Mustafa was a prominent figure in the past 50 years’ political and armed struggle of the Kurds in the Kurdistan Region. Enemies and friends remember fighting corruption, humility, and unworldliness with the mention of his name.
In the first election in 2018 after Mustafa’s death, Gorran lost half of their votes. While he was alive, voters cast half a million ballots every time in the Iraqi and Kurdish elections between 2009 to 2013, hoping for radical change in the shared governance of the PUK and KDP.
Adnan Osman, a former member of Gorran’s executive cell, attributes the movement's defeat to two reasons, one moving away from people and closer to the government. Two, the death of Mustafa.
"The second reason is related to Kak Nawshirwan himself. He was an experienced and trustworthy person, but since 2014 and before got sick, he gradually handed over the movement to his old friends, and then after he got sick his old friends completely took over the movement and its decisions, they brought people close to them into the leadership organs," said Osman.

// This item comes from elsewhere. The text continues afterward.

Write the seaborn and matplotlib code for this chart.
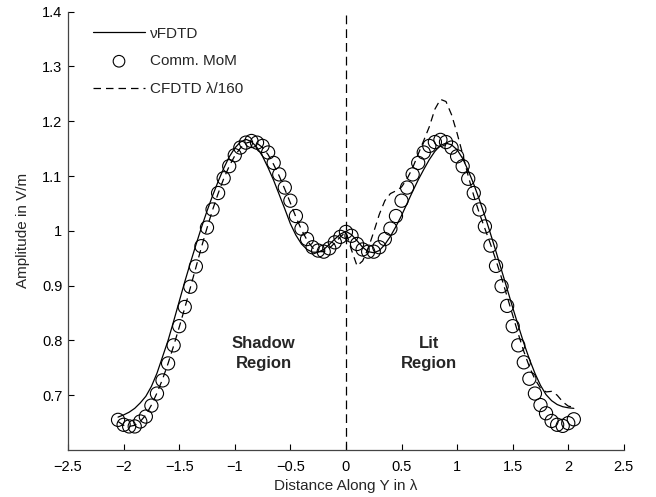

"They were running the movement according to their understanding and mentality, not with the mentality Gorran was built on. They wanted power more, they had been previously in the government, so they dreamt of bringing Gorran closer and its participation in the government," he added.

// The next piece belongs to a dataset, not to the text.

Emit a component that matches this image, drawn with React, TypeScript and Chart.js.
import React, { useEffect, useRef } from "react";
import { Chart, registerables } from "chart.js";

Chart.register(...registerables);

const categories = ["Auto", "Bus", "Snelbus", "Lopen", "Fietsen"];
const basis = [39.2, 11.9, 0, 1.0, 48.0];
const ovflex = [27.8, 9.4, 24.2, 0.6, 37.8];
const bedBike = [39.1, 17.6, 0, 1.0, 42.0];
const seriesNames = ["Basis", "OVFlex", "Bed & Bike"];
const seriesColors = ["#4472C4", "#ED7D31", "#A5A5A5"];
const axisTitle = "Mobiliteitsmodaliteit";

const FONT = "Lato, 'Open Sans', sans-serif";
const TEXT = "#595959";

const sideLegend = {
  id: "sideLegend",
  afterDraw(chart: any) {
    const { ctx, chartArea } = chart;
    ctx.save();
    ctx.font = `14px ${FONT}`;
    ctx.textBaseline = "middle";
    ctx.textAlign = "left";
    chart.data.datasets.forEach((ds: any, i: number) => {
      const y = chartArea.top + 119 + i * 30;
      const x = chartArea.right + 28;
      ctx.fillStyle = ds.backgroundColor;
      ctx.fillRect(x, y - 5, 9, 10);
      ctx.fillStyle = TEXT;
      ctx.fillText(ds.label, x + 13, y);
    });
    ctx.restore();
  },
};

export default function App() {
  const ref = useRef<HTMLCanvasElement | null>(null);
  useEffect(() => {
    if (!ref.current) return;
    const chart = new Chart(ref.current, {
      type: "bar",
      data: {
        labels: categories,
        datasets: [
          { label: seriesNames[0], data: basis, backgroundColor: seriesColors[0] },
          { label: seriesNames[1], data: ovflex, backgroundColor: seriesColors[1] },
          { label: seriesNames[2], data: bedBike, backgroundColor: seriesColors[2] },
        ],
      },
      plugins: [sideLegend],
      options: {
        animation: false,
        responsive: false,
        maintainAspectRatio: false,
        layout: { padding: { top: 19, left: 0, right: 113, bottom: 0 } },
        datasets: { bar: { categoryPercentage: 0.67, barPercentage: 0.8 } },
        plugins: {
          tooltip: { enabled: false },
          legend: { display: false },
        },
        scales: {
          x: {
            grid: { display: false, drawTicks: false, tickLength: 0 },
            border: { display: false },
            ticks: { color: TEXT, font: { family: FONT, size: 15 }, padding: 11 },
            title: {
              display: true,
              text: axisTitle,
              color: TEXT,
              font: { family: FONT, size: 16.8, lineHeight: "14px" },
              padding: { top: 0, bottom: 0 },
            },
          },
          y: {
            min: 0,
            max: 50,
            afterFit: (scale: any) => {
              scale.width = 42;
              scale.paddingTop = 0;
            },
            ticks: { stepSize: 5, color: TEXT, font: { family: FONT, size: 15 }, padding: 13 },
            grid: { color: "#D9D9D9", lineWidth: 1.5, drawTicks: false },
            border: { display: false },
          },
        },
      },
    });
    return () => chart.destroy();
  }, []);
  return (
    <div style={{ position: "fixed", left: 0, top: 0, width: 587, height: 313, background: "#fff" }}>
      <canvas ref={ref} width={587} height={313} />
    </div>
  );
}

Osman believes that regaining people’s trust requires massive change, and he sees that as a very difficult task. "Gorran has been steered towards a different direction. A system has been fixed within the movement that will still remain even if the organizer or the executive cell were changed. The whole system must be dismantled, the direction and manner of Gorran’s way of working must be changed, which requires great will. I do not see this will."
Mustafa's movement raised the voice of opposition in parliament for the first time and shook the political landscape in the Kurdistan Region, it was embracing the PUK and KDP dissidents and with that it became the strongest opposition force in the Kurdistan Region Parliament.
However, the movement lasted only four years as an opposition, and started joining the government after it won 24 seats in the 2013 parliamentary elections in the Kurdistan Region.
The movement saw many ups and downs following its leader’s death. In November 2015, the head of parliament who was Gorran-affiliated, was prevented from entering Erbil, and Gorran ministers and officials were removed from the government in a decision by the KDP’s politburo due to problems they had, but then rejoined in forming the ninth cabinet led by KDP’s Masrour Barzani in 2019.
Gorran had good ties with the PUK back when it was led by Jalal Talabani. They had agreements in 2012 to make changes in the Kurdistan Region’s political formula. The agreement was officially signed four years later between the two sides, but both leaders succumbed to their illnesses and died in 2017, and the agreement to this day is unimplemented.
Gorran officials currently have said they will move on with the agreement, and that they have formed the alliance for the election with the PUK aiming to re-establish the close ties they had, but it seems what their fanbase accepted from Mustafa due to the trust they had in him, they did not accept from the officials after him.
Unlike other parties, Gorran supporters were not tied to the movement for status, wealth, religion or an ideology, they were only following the movement in hopes of uprooting rampant corruption from the PUK and KDP as well as improving lives and governance in the Kurdistan Region, as the party promised. But they have lost that hope now and are eyeing changes within the movement to see whether hope will be restored or not.